The story of Pandora and her box goes a little something like this.  Zeus gets pretty pissed off at this guy Prometheus for throwing fire in a game of RoShamBo, and in retaliation creates this woman Pandora to punish all of mankind (OK, I’m speculating about the game of Rock-Paper-Scissor, but I’d get pretty upset if I got beat by someone using their once in a lifetime throw of fire).  Pandora was given many seductive gifts from the gods and one in particular, the gift of curiosity, led her to open a box releasing all the awfulness into the world (including the credit crisis).  Realizing what she had just done, Pandora quickly slams the box shut, trapping only Hope inside … or maybe not.  After using Pandora.com, it is easy to see why President Obama sees so much hope in the world.

Pandora is an online, streaming music player where users can “customize” their own radio stations.  It’s absolutely brilliant since the only thing you really have to do is enter in a song or artist, and Pandora will automatically stream music that is similar to that song or artist.  Now, instead of spending hours customizing the perfect 80s party playlist (or mix tape/CD for the romantics out there), we can just tell Pandora what song fits our mood at the time and get hours of music delivered too us.  Best of all, if a song comes on that we’re not sure why it was there in the first place (Blame it on the Rain made it on all my mix tapes for some reason), we can easily skip it, and Pandora will exclude songs like it.
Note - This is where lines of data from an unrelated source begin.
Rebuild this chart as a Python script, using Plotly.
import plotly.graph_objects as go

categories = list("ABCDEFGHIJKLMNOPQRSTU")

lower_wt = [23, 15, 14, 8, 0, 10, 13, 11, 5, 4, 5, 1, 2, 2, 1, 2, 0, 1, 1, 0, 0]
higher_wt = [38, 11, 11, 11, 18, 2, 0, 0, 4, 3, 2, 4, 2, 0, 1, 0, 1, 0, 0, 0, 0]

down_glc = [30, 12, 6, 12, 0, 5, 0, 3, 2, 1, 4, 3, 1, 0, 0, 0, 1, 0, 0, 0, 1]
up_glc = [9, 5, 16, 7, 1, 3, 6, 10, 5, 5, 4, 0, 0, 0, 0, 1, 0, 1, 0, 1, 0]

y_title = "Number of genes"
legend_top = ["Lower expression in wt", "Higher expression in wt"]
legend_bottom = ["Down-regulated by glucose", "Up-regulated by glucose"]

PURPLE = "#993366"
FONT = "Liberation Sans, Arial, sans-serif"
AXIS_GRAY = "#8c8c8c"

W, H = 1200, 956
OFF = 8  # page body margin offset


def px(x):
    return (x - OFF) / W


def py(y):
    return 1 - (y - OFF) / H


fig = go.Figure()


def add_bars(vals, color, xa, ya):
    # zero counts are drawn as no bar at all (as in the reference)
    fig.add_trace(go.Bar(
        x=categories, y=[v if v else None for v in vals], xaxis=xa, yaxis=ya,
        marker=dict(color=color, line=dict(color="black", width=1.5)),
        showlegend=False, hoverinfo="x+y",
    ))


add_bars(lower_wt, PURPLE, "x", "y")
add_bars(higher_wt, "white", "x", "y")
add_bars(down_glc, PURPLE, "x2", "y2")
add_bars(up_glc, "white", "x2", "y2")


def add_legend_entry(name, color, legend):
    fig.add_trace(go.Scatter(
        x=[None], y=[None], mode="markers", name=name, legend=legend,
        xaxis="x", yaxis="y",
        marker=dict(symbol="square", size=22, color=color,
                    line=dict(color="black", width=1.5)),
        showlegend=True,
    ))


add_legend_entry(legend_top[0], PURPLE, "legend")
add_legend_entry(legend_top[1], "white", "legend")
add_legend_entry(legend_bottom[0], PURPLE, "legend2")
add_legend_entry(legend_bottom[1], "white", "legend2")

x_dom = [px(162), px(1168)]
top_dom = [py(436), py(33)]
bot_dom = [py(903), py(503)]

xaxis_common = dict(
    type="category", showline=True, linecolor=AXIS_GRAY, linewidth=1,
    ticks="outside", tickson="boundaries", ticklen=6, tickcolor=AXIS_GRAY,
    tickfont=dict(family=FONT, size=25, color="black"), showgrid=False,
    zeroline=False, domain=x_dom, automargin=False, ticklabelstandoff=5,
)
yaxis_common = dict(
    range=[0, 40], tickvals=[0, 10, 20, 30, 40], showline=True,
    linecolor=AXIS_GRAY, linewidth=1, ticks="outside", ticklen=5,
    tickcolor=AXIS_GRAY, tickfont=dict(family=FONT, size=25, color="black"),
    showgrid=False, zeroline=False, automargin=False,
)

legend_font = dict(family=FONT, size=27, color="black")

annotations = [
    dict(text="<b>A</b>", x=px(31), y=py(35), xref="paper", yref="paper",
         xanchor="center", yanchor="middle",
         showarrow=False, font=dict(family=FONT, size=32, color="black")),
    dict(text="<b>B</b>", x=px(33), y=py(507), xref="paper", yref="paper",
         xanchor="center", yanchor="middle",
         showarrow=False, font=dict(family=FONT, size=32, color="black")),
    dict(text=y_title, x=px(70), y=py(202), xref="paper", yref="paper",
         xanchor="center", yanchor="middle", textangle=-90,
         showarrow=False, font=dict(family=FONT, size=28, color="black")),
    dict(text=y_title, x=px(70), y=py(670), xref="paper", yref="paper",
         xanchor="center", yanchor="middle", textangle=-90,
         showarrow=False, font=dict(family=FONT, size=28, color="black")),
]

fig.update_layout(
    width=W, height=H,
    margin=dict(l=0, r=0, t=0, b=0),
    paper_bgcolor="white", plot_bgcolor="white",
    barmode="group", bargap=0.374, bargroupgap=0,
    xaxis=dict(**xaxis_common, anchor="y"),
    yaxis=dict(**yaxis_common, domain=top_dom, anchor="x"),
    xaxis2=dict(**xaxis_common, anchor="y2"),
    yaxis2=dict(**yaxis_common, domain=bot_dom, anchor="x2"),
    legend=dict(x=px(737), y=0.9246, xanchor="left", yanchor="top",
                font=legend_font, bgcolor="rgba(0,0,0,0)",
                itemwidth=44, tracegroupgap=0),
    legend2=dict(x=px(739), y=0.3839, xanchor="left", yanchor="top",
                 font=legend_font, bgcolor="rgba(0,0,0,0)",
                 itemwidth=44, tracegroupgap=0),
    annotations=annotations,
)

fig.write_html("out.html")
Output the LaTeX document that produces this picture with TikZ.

So how does Pandora do this?  Well, they’ve hired a team of music analysts who essentially measure each song on 100+ musical characteristics, an idea inspired by the Music Genome Project.  These characteristics, or metrics, make up the “genes” of a song, and their measurements are used to construct a song vector, a mathematical attempt to value the essence of a song.  The similarity of two songs is figured out by measuring the differences between all the musical characteristic of the two songs.  To do this well, Pandora uses a complex distance function, which is essentially saying “how far apart, or different, are these two songs.”  The shorter the distance, the more similar the songs are, and the more likely that song will be played next in your Pandora station.

This is a very powerful framework, but there is one important assumption that shouldn’t be overlooked, and could be a major drawback to implementing this particular recommendation engine.  That critical assumption is that we have identified every factor that captures the je ne sais quoi of a song, which for the non-French speaking means an intangible quality that makes something distinctive.  Do you smell the conundrum brewing?  How does one measure the intangible?  Can you find all the right factors to accurately describe Kris Allen’s performance of Kayne West’s Heartless?  Now while it might be next to impossible to figure out everything that makes a song click, it is very important that you catch the most influential ones in your recommendation model.  Failure to do this could get you voted off.

Pandora is doing a pretty damn good job recommending songs using this framework and they understand that there are a lot of factors that make a song a unique piece of work.  They have developed a framework where they have identified a lot of the measurable, tangible metrics, and have used them to effectively relate songs to each one another.  The next big step in recommendation models would be to understand how each individual values a song, what aspects are more important on a case by case basis, and eventually delivering a personalized, Rathan and Rathan’s Infinite Playlist just for me.